REQUIRED TASK: In the material below, please retype the lines from the very first through the one with "import pandas as pd", exactly and without pictures.

───── DATA EXTRACT

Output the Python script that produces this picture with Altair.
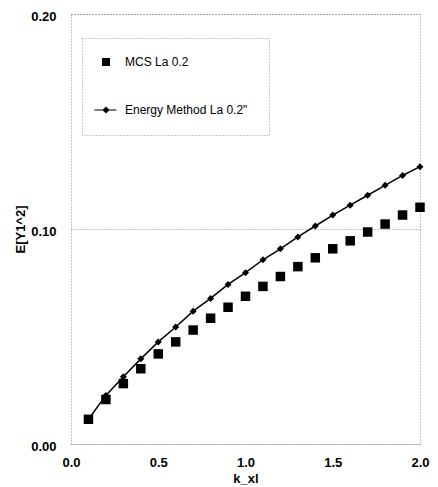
import altair as alt
import pandas as pd

k_xl = [0.1, 0.2, 0.3, 0.4, 0.5, 0.6, 0.7, 0.8, 0.9, 1.0,
        1.1, 1.2, 1.3, 1.4, 1.5, 1.6, 1.7, 1.8, 1.9, 2.0]
mcs = [0.0115, 0.0207, 0.0281, 0.0350, 0.0419, 0.0475, 0.0530, 0.0585, 0.0636, 0.0687,
       0.0733, 0.0779, 0.0825, 0.0866, 0.0908, 0.0945, 0.0986, 0.1023, 0.1065, 0.1101]
energy = [0.0115, 0.0226, 0.0313, 0.0396, 0.0475, 0.0544, 0.0618, 0.0677, 0.0742, 0.0797,
          0.0857, 0.0908, 0.0963, 0.1014, 0.1065, 0.1111, 0.1157, 0.1203, 0.1249, 0.1290]
series_names = ["MCS  La 0.2", "Energy Method  La 0.2\""]
x_ticks = [0.0, 0.5, 1.0, 1.5, 2.0]
y_ticks = [0.0, 0.1, 0.2]

df_mcs = pd.DataFrame({"k": k_xl, "v": mcs, "series": series_names[0]})
df_en = pd.DataFrame({"k": k_xl, "v": energy, "series": series_names[1]})

FONT = "Liberation Sans"

x = alt.X("k:Q", title="k_xl",
          scale=alt.Scale(domain=[0, 2], nice=False, zero=False),
          axis=alt.Axis(values=x_ticks, format=".1f", grid=False, ticks=False,
                        domain=False, labelPadding=12, titlePadding=3, labelFlush=False,
                        labelFontSize=13, labelFontWeight="bold",
                        titleFontSize=13, titleFontWeight="bold"))
y = alt.Y("v:Q", title="E[Y1^2]",
          scale=alt.Scale(domain=[0, 0.2], nice=False),
          axis=alt.Axis(values=y_ticks, format=".2f", grid=True, ticks=False,
                        domain=False, labelPadding=15, titlePadding=3, labelFlush=False,
                        labelBaseline="alphabetic", labelOffset=6,
                        gridColor="#888888", gridDash=[1, 2], gridWidth=1,
                        labelFontSize=13, labelFontWeight="bold",
                        titleFontSize=13, titleFontWeight="bold"))

squares = alt.Chart(df_mcs).mark_point(shape="square", filled=True, size=90,
                                        color="black", opacity=1).encode(x=x, y=y)
line = alt.Chart(df_en).mark_line(color="black", strokeWidth=1.5).encode(x=x, y=y)
diamonds = alt.Chart(df_en).mark_point(shape="diamond", filled=True, size=49,
                                        color="black", opacity=1).encode(x=x, y=y)

energy_symbol = ("M-2.9,-0.15L2.6,-0.15L2.6,0.15L-2.9,0.15Z"
                 "M0,-0.9L0.9,0L0,0.9L-0.9,0Z")
legend_layer = alt.Chart(df_mcs).transform_filter("false").mark_point(
    filled=True, color="black", opacity=1, size=64
).encode(
    x=alt.X("k:Q"), y=alt.Y("v:Q"),
    shape=alt.Shape("series:N",
                    scale=alt.Scale(domain=series_names, range=["square", energy_symbol]),
                    legend=alt.Legend(title=None, orient="none", legendX=11, legendY=24,
                                      direction="vertical", padding=18, rowPadding=34,
                                      labelOffset=13, labelFontSize=12, labelFont=FONT,
                                      labelColor="black", symbolSize=64,
                                      symbolFillColor="black", symbolOpacity=1,
                                      strokeColor="#999999",
                                      fillColor="white"))
)

chart = alt.layer(line, diamonds, squares, legend_layer).properties(
    width=349, height=430,
    autosize=alt.AutoSizeParams(type="none"),
    padding={"left": 63, "top": 6, "right": 10, "bottom": 41},
).configure_view(
    stroke="#888888", strokeDash=[1, 2], strokeWidth=1
).configure_axis(
    labelFont=FONT, titleFont=FONT, labelColor="black", titleColor="black"
).configure_legend(
    strokeDash=[1, 2]
)

chart.save("out.html", embed_options={"renderer": "svg", "actions": False})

──────────

FINAL RESULT:
Output the Python script that produces this picture with Altair.
import altair as alt
import pandas as pd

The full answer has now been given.